Buffering did not seem to be related. Javier and I felt like the Garbage Collection could be the one to blame, maybe closing the file descriptor behind our backs. We then tried the code above after calling import gc; gc.disable(), but the results were the same so I quickly discarded the hypothesis.

We then decided to try to see if somebody was closing the file descriptor without us noticing. Thanks to bpftrace this is not too difficult:

tracepoint:syscalls:sys_enter_close {
    printf("Called close! %d %s\n", args->fd, ustack);
}

The script above is tracing close syscalls invocations, and print the native userland stacktrace. The stacktraces look very similar, but there’s one key difference:

         _PyCFunction_FastCallDict+40
         _PyObject_CallMethodId_SizeT+762
         _io_TextIOWrapper_close+214
-        _PyMethodDef_RawFastCallKeywords+577
-        _PyMethodDescr_FastCallKeywords+82
-        _PyEval_EvalFrameDefault+25343
+        _PyMethodDef_RawFastCallDict+538
+        _PyCFunction_FastCallDict+40
+        object_vacall+88
+        PyObject_CallMethodObjArgs+164
+        iobase_finalize+182
+        PyObject_CallFinalizer+101
+        PyObject_CallFinalizerFromDealloc+30
+        textiowrapper_dealloc+18
+        _PyEval_EvalFrameDefault+2535
         _PyFunction_FastCallKeywords+270
         _PyEval_EvalFrameDefault+1855
         _PyEval_EvalCodeWithName+691

Visual diff

Checking the documentation for PyObject_CallFinalizerFromDealloc

It is called either from the garbage collector (if the instance is part of an isolated reference cycle) or just before the object is deallocated.

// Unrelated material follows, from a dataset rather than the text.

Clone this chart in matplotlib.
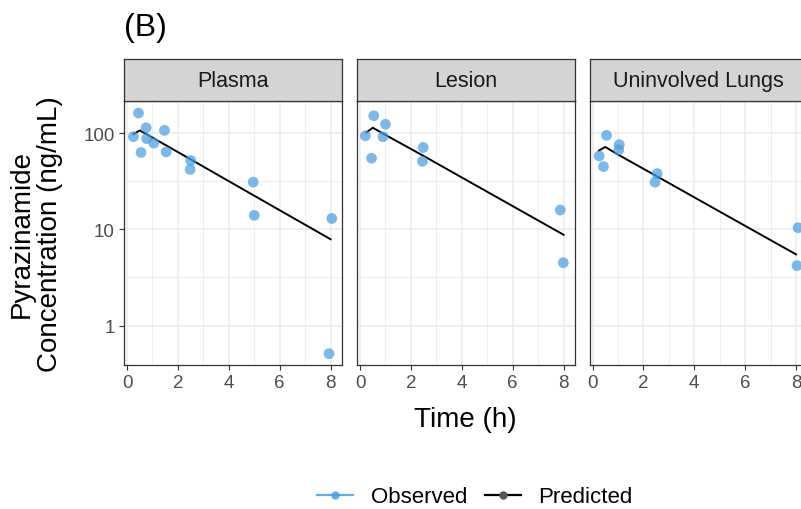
import numpy as np
import matplotlib
matplotlib.use("Agg")
import matplotlib.pyplot as plt
from matplotlib.lines import Line2D
from matplotlib.ticker import FixedLocator, NullFormatter

plt.rcParams["font.family"] = ["Liberation Sans", "DejaVu Sans"]

# Tissue compartments (facets)
tissues = ["Plasma", "Lesion", "Uninvolved Lungs"]

# Observed concentrations (ng/mL) per tissue
obs_time_plasma = [0.45, 0.25, 0.75, 0.77, 1.05, 0.55, 1.47, 1.54, 2.5, 2.48, 4.96, 5.0, 8.05, 7.94]
obs_conc_plasma = [162, 92, 114, 88, 79, 63, 107, 64, 52, 42, 31, 14, 13, 0.51]

obs_time_lesion = [0.54, 1.0, 0.21, 0.9, 0.45, 2.48, 2.45, 7.87, 7.99]
obs_conc_lesion = [152, 124, 94, 92, 55, 71, 51, 15.9, 4.5]

obs_time_lungs = [0.55, 1.05, 1.03, 0.26, 0.43, 2.54, 2.46, 8.08, 8.04]
obs_conc_lungs = [95, 76, 67, 58, 45, 38, 31, 10.4, 4.2]

# Model-predicted concentrations (ng/mL)
pred_time = [0.25, 0.5, 1, 2.5, 5, 8]
pred_conc_plasma = [98, 107, 90, 53.5, 22.4, 7.9]
pred_conc_lesion = [102, 114, 96, 58, 24.6, 8.8]
pred_conc_lungs = [66, 72, 60, 36, 15.3, 5.5]

obs_time = [obs_time_plasma, obs_time_lesion, obs_time_lungs]
obs_conc = [obs_conc_plasma, obs_conc_lesion, obs_conc_lungs]
pred_conc = [pred_conc_plasma, pred_conc_lesion, pred_conc_lungs]

obs_color = "#4A9DE0"
grid_color = "#EBEBEB"
frame_color = "#333333"
tick_color = "#4D4D4D"

W, H = 801, 510
fig = plt.figure(figsize=(W / 100, H / 100), dpi=100)

panel_left = [124, 357, 589.5]
panel_w = 218
panel_top, panel_bottom = 102, 366
strip_top = 60


def fig_box(x0, y_top, w, h):
    return [x0 / W, 1 - (y_top + h) / H, w / W, h / H]


for i, name in enumerate(tissues):
    ax = fig.add_axes(fig_box(panel_left[i], panel_top, panel_w, panel_bottom - panel_top))
    ax.set_yscale("log")
    ax.set_xlim(-0.12, 8.45)
    ax.set_ylim(10 ** -0.41, 10 ** 2.335)

    ax.xaxis.set_major_locator(FixedLocator([0, 2, 4, 6, 8]))
    ax.xaxis.set_minor_locator(FixedLocator([1, 3, 5, 7]))
    ax.yaxis.set_major_locator(FixedLocator([1, 10, 100]))
    ax.yaxis.set_minor_locator(FixedLocator([10 ** 0.5, 10 ** 1.5]))
    ax.yaxis.set_minor_formatter(NullFormatter())
    ax.grid(which="major", color=grid_color, linewidth=1.1)
    ax.grid(which="minor", color=grid_color, linewidth=0.6)
    ax.set_axisbelow(True)

    ax.tick_params(which="minor", length=0)
    ax.tick_params(which="major", direction="out", length=3.5, width=0.8,
                   color=frame_color, labelcolor=tick_color, labelsize=13.5, pad=3)
    if i == 0:
        ax.set_yticklabels(["1", "10", "100"])
    else:
        ax.tick_params(axis="y", left=False, labelleft=False)

    for s in ax.spines.values():
        s.set_color(frame_color)
        s.set_linewidth(0.9)

    ax.plot(pred_time, pred_conc[i], color="black", linewidth=1.4, zorder=3)
    ax.scatter(obs_time[i], obs_conc[i], s=60, color=obs_color, alpha=0.72,
               edgecolors="none", zorder=4, clip_on=False)

    # facet strip
    sax = fig.add_axes(fig_box(panel_left[i], strip_top, panel_w, panel_top - strip_top))
    sax.set_facecolor("#D3D4D3")
    sax.set_xticks([])
    sax.set_yticks([])
    for s in sax.spines.values():
        s.set_color(frame_color)
        s.set_linewidth(0.9)
    sax.text(0.5, 0.48, name, ha="center", va="center", fontsize=15.5,
             color="#1A1A1A", transform=sax.transAxes)

fig.text(124 / W, 1 - 28 / H, "(B)", fontsize=23, ha="left", va="center")
fig.text(465 / W, 1 - 420 / H, "Time (h)", fontsize=20, ha="center", va="center")
fig.text(36 / W, 1 - 234 / H, "Pyrazinamide\nConcentration (ng/mL)", fontsize=20,
         rotation=90, ha="center", va="center", linespacing=1.1)

handles = [
    Line2D([], [], color=obs_color, alpha=0.85, linewidth=1.6, marker="o", markersize=6,
           markeredgewidth=0),
    Line2D([], [], color="black", linewidth=1.6, marker="o", markersize=6,
           markerfacecolor="#555555", markeredgewidth=0),
]
fig.legend(handles, ["Observed", "Predicted"], loc="center", ncol=2,
           bbox_to_anchor=(475 / W, 1 - 498 / H), frameon=False, fontsize=16,
           handlelength=1.6, handletextpad=0.8, columnspacing=0.8)

fig.savefig("out.png", dpi=100)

We got this same stacktrace with the Garbage Collector disabled. This was when I remembered that Python uses a Mark and Sweep GC mainly to deal with cyclic references, but it also uses Reference Counting, this mean, that when an object is pointed by 0 other objects, it’s safe to be deleted.

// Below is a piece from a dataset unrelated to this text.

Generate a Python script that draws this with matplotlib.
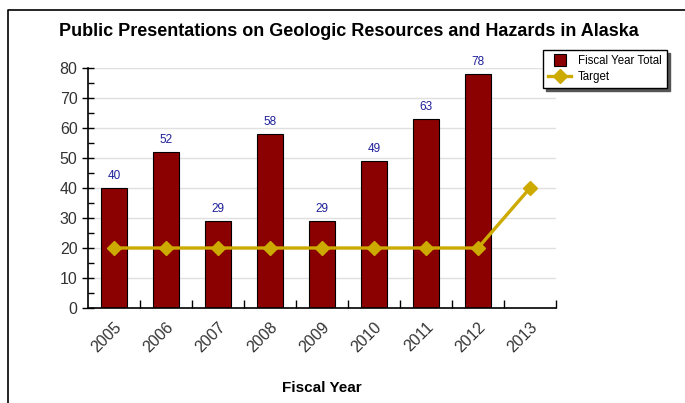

In this case, by calling open("/tmp/a", "w").fileno(), the deterministic part of Python’s GC, the Reference Counting process, detected that what open returns, a FileObject has 0 objects pointing at it by the time fileno() returns so it should be safe to destroy the object. This is done by calling its destructor.

🎍Take aways

As it turns out, the FileObject destructor closes the file descriptor it opened. What I stumbled upon is a fun “undefined behaviour” of not using Python’s library properly and the interaction of it and Unix’s semantics, with years and years of history 😄

This behaviour is due to a CPython implementation detail, it’s not in any spec and in may vary in other Python implementations.

Unfortunately, the library we are passing this file descriptor seems like it’s not bubbling the error up in the stack the operation the do on the fd fails, so this is probably the reason why we did not see an error anywhere!

Finally, when coding in high level languages, like Python, we usually don’t have to think about this kind of interactions, but this is not always the case 🙂

🔦 Random thoughts

  • While we were not using a context manager, calling os.close passing it the fd, this is unsafe, as it will, in the best case, call close unnecessarily, and in the worst case close the wrong fd, as they are reused and it can be allocated somewhere else in the process. There seem to be so many ways to mess up with file descriptors, I definitely did not see this coming when I was in my first OS class in uni 😂
  • Safe(r) systems programming: to my knowledge, Rust is the only popular language that models this right, reducing the chances of messing up
  • Found this short read on different Python implementation’s GC’s, they explicitly mention this case, but with .write, which works fine but depends on said CPython’s reference counting implementation detail
  • I could have avoided this if I had used the API the way it’s supposed to, but at least I’ve learnt something new!